過ぎ越しの犠牲2節め

音楽を”見る”ために必要なことと必要のないこと。

立派な学歴や業績があるではないけれど、いいの。


私にはなんの後ろ盾もない。
それで、正直すごく心細い。

なにか目に見える実績があるでなく、
立派な学歴や業績があるでなく、
日々、utenaの戸を叩く人と一緒に
音楽とともに生きようとする動線を描いてきて
延々それが語りかけるもの、見えるものから
教えてもらいながら、
人から生まれる音楽と、もう出来上がっている音楽をながめていた。
音楽というのはその人の中にある。

喜びにもいろんな喜びがあるし、
悲しみにもいろんな悲しみがある。

何かを得るとき、
何を得るのか、そのとき同時に何を失うのか
それとも手放すのか。
なにが、いいとも悪いともなく。
もう、そこには様々なパターンが有るわけで。
そういうことを眺めてきて、
なんとなく自分に対して感じていること。

すごく心細いけれども、
きっと、私がもし、後ろ盾を得て、なにか特別な自信なんかが湧いてきたら、
そのときは、今追いかけている筋は見えなくなってしまうだろうと。

生きた人の体験だけを集めて眺めてきた。
だから、私を支えているものは、そういうものしかない。

そして、ほんの少しだけ、
この自由さ、自在さを嬉しくも思っている。
自分が何者でもない自由。

その自分で誰かと出会う。
だから見えるものがあるから。

この仕事、わけあって世に出してしまったものの、自分のやっていることに自信はなくて、おっかなびっくりだったです。
けれども、人と関わって、人がなにかを掴んでいくプロセスを見ているうちに、大事に育てていけば、きっと役にもたってくれる、この 「音楽を描く」という方法それ自体に情報を引き出す力があることを今はもう疑ってはいなくて、ただただ、でも、何者でもない自分がそこにいる。

この心もとなさを、でも大事にしなくちゃと思う。

自分の「音楽を描く」を育てることとは自分を育てること

写真は、5年目の受講者さんの、レッスンのとき描いたものに御本人が注意書きしたもの。

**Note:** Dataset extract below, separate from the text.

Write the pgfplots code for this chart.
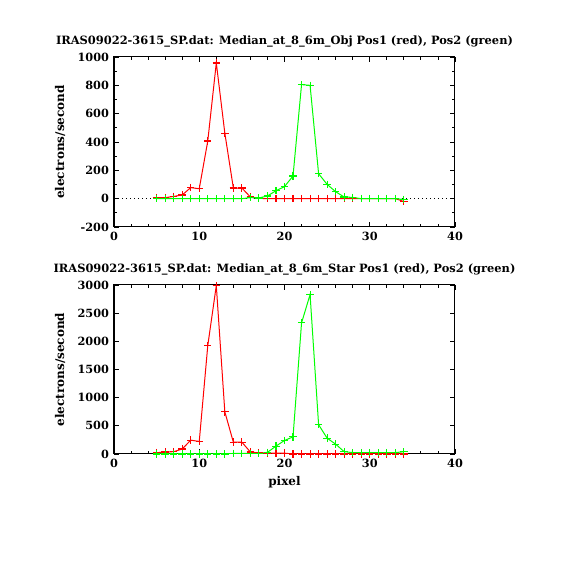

もう一枚、別の方の描いたもの。

自分の感覚を正面から見つめている、人の姿が美しいと思うし、誰でもきっと、そこに立つことができる。
そこからしか始まらない音楽があるとおもうし、その蕾が自然に開いていくものを眺めていたい。
そのためならなんでもするんだけどな、と思う。

だから、後ろ盾がない、ということが、私にはメリットだったってこと。


愛媛の片田舎でがんばってます。いつかまた、東京やどこかの街でワークショップできる日のために、とっておきます。その日が楽しみです!